I just got home earlier in the week from Kiev and a great time with my lady friend on the spur of the moment made arrangements two weeks before. It was as cold as they say with ice 5 centimeters thick on the sidewalks. I stayed in an apartment next to a supermaket and the parking lot was like a "bumper Car ride" with cars bumping into each other and not being able to get rolling because of the pits in the ice. I am from California and if I had the option of transit in town I would never drive to the market for a loaf of bread if there was the Metro or a little market close by. The temperature varied little between day and night. My home can get very cold in the night, but warms up quickly when the sun comes out. Somestimes 50*F swing or more. I came prepared with a down jacket gortex boots and gloves and lined pants, hat and long johns. I only lacked a scarf and will never make that mistake again. Still the young women walked the streets in thin, tight capri type pants and a faux fur jacket. I stood out like a "Cowboy", but I was more comfortable than most, I think. I had rain gear for the one day it snowed just to remain dry. My lady came on the train from the Crimea and I sent her home on a plane. She got to Simferopol just intime for the heavy snow and it was colder than it was in Kiev the day before.
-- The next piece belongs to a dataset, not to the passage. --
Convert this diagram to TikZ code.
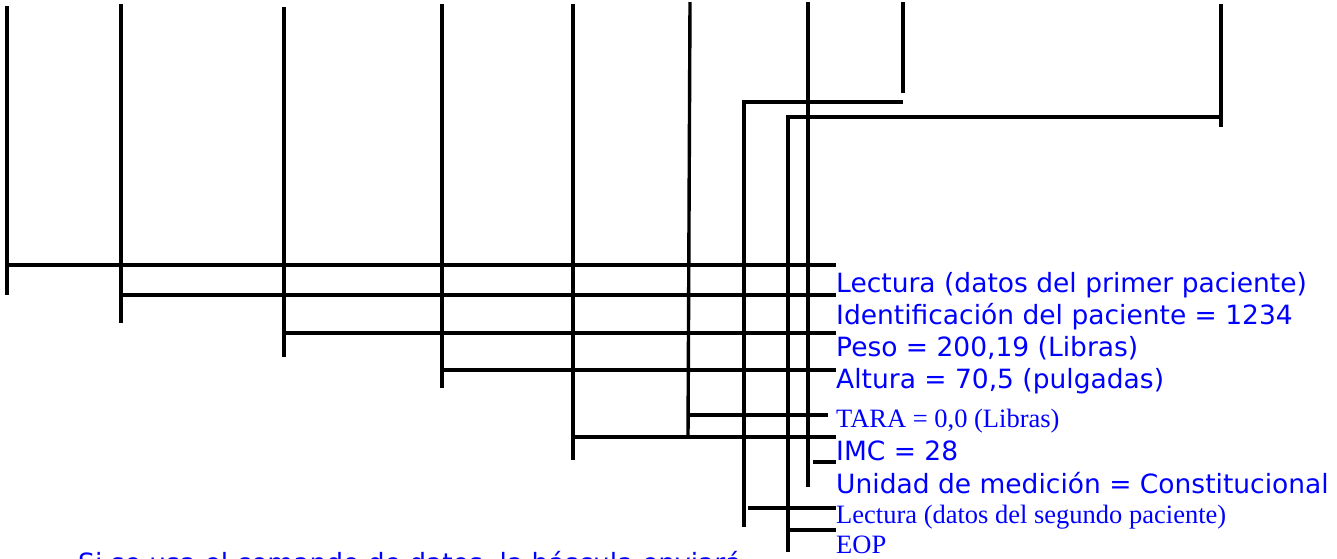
\documentclass[tikz,border=0pt]{standalone}
\usepackage{fontspec}
\setmainfont{Liberation Serif}
\newfontfamily\labelsans{DejaVu Sans}
\usepackage{xcolor}
\definecolor{labelblue}{RGB}{0, 0, 255}
\usepackage{tikz}
\usetikzlibrary{positioning}

\begin{document}
\begin{tikzpicture}[x=1pt, y=-1pt,
        bar/.style={draw=black, line width=3.4pt},
        sanslabel/.style={anchor=base west, inner sep=0pt, text=labelblue, font=\labelsans\fontsize{26.5}{30}\selectfont},
        seriflabel/.style={anchor=base west, inner sep=0pt, text=labelblue, font=\rmfamily\fontsize{26.5}{30}\selectfont}]

        \useasboundingbox (0,0) rectangle (1337,558);

        \node [sanslabel] (lect1) at (836,292) {Lectura (datos del primer paciente)};
        \node [sanslabel] (ident) at (836,324) {Identificación del paciente = 1234};
        \node [sanslabel] (peso) at (836,356) {Peso = 200,19 (Libras)};
        \node [sanslabel] (altura) at (836,388) {Altura = 70,5 (pulgadas)};
        \node [seriflabel] (tara) at (836,427) {TARA = 0,0 (Libras)};
        \node [sanslabel] (imc) at (836,460) {IMC = 28};
        \node [sanslabel] (unidad) at (836,493) {Unidad de medición = Constitucional};
        \node [seriflabel] (lect2) at (836,523) {Lectura (datos del segundo paciente)};
        \node [seriflabel] (eop) at (836,553) {EOP};
        \node [sanslabel] (nota) at (78,572) {Si se usa el comando de datos, la báscula enviará};

        \coordinate (lectTop) at (7,6);
        \coordinate (lectJoin) at (7,265);
        \coordinate (lectBot) at (7,295);
        \coordinate (identTop) at (121,4);
        \coordinate (identJoin) at (121,295);
        \coordinate (identBot) at (121,323);
        \coordinate (pesoTop) at (284,7);
        \coordinate (pesoJoin) at (284,333);
        \coordinate (pesoBot) at (284,357);
        \coordinate (alturaTop) at (442,4);
        \coordinate (alturaJoin) at (442,370);
        \coordinate (alturaBot) at (442,388);
        \coordinate (imcTop) at (573,4);
        \coordinate (imcJoin) at (573,437);
        \coordinate (imcBot) at (573,460);
        \coordinate (taraTop) at (690,2);
        \coordinate (taraBot) at (688,437);
        \coordinate (taraJoin) at (688,415);
        \coordinate (taraEnd) at (828,415);
        \coordinate (lect2Top) at (903,2);
        \coordinate (lect2Tick) at (903,93);
        \coordinate (lect2End) at (903,102);
        \coordinate (lect2Corner) at (744,102);
        \coordinate (lect2Bot) at (744,527);
        \coordinate (lect2Join) at (748,508);
        \coordinate (eopTop) at (1221,4);
        \coordinate (eopTick) at (1221,127);
        \coordinate (eopEnd) at (1221,117);
        \coordinate (eopCorner) at (788,117);
        \coordinate (eopBot) at (788,552);
        \coordinate (eopJoin) at (788,530);
        \coordinate (unidadTop) at (808,2);
        \coordinate (unidadBot) at (808,487);
        \coordinate (unidadJoin) at (813,462);

        \path [bar] (lectTop) -- (lectBot);
        \path [bar] (lectJoin) -- (lect1.west |- lectJoin);
        \path [bar] (identTop) -- (identBot);
        \path [bar] (identJoin) -- (ident.west |- identJoin);
        \path [bar] (pesoTop) -- (pesoBot);
        \path [bar] (pesoJoin) -- (peso.west |- pesoJoin);
        \path [bar] (alturaTop) -- (alturaBot);
        \path [bar] (alturaJoin) -- (altura.west |- alturaJoin);
        \path [bar] (imcTop) -- (imcBot);
        \path [bar] (imcJoin) -- (imc.west |- imcJoin);
        \path [bar] (taraTop) -- (taraBot);
        \path [bar] (taraJoin) -- (taraEnd);
        \path [bar] (lect2Top) -- (lect2Tick);
        \path [bar] (lect2End) -- (lect2Corner) -- (lect2Bot);
        \path [bar] (lect2Join) -- (lect2.west |- lect2Join);
        \path [bar] (eopTop) -- (eopTick);
        \path [bar] (eopEnd) -- (eopCorner) -- (eopBot);
        \path [bar] (eopJoin) -- (eop.west |- eopJoin);
        \path [bar] (unidadTop) -- (unidadBot);
        \path [bar] (unidadJoin) -- (unidad.west |- unidadJoin);
    \end{tikzpicture}
\end{document}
Missed my connecting flight in the U. S. because of Customs secondary inspection. One line for a painting and another because I has a vacuum package of salami I couldn't get out of my checked baggage that was to be my lunch in Paris. I was in JFK when we were taken from the secured area for a breach and then hours of delay to get back in. I have found travel is much easier in Europe and Ukraine than in returning to the US. Have the tickets for another trip before I planned this one. Hope we get a "Santa Ana" in Kiev next trip. My "Baby" got cold. Anyone have good connections on excursions to Egypt? Had an apartment in Kiev, not in the center , but only ten minutes by Metro. Modern furniture and trendy with internet service and satellite television for $65 US a night. Can send reference to anyone interested.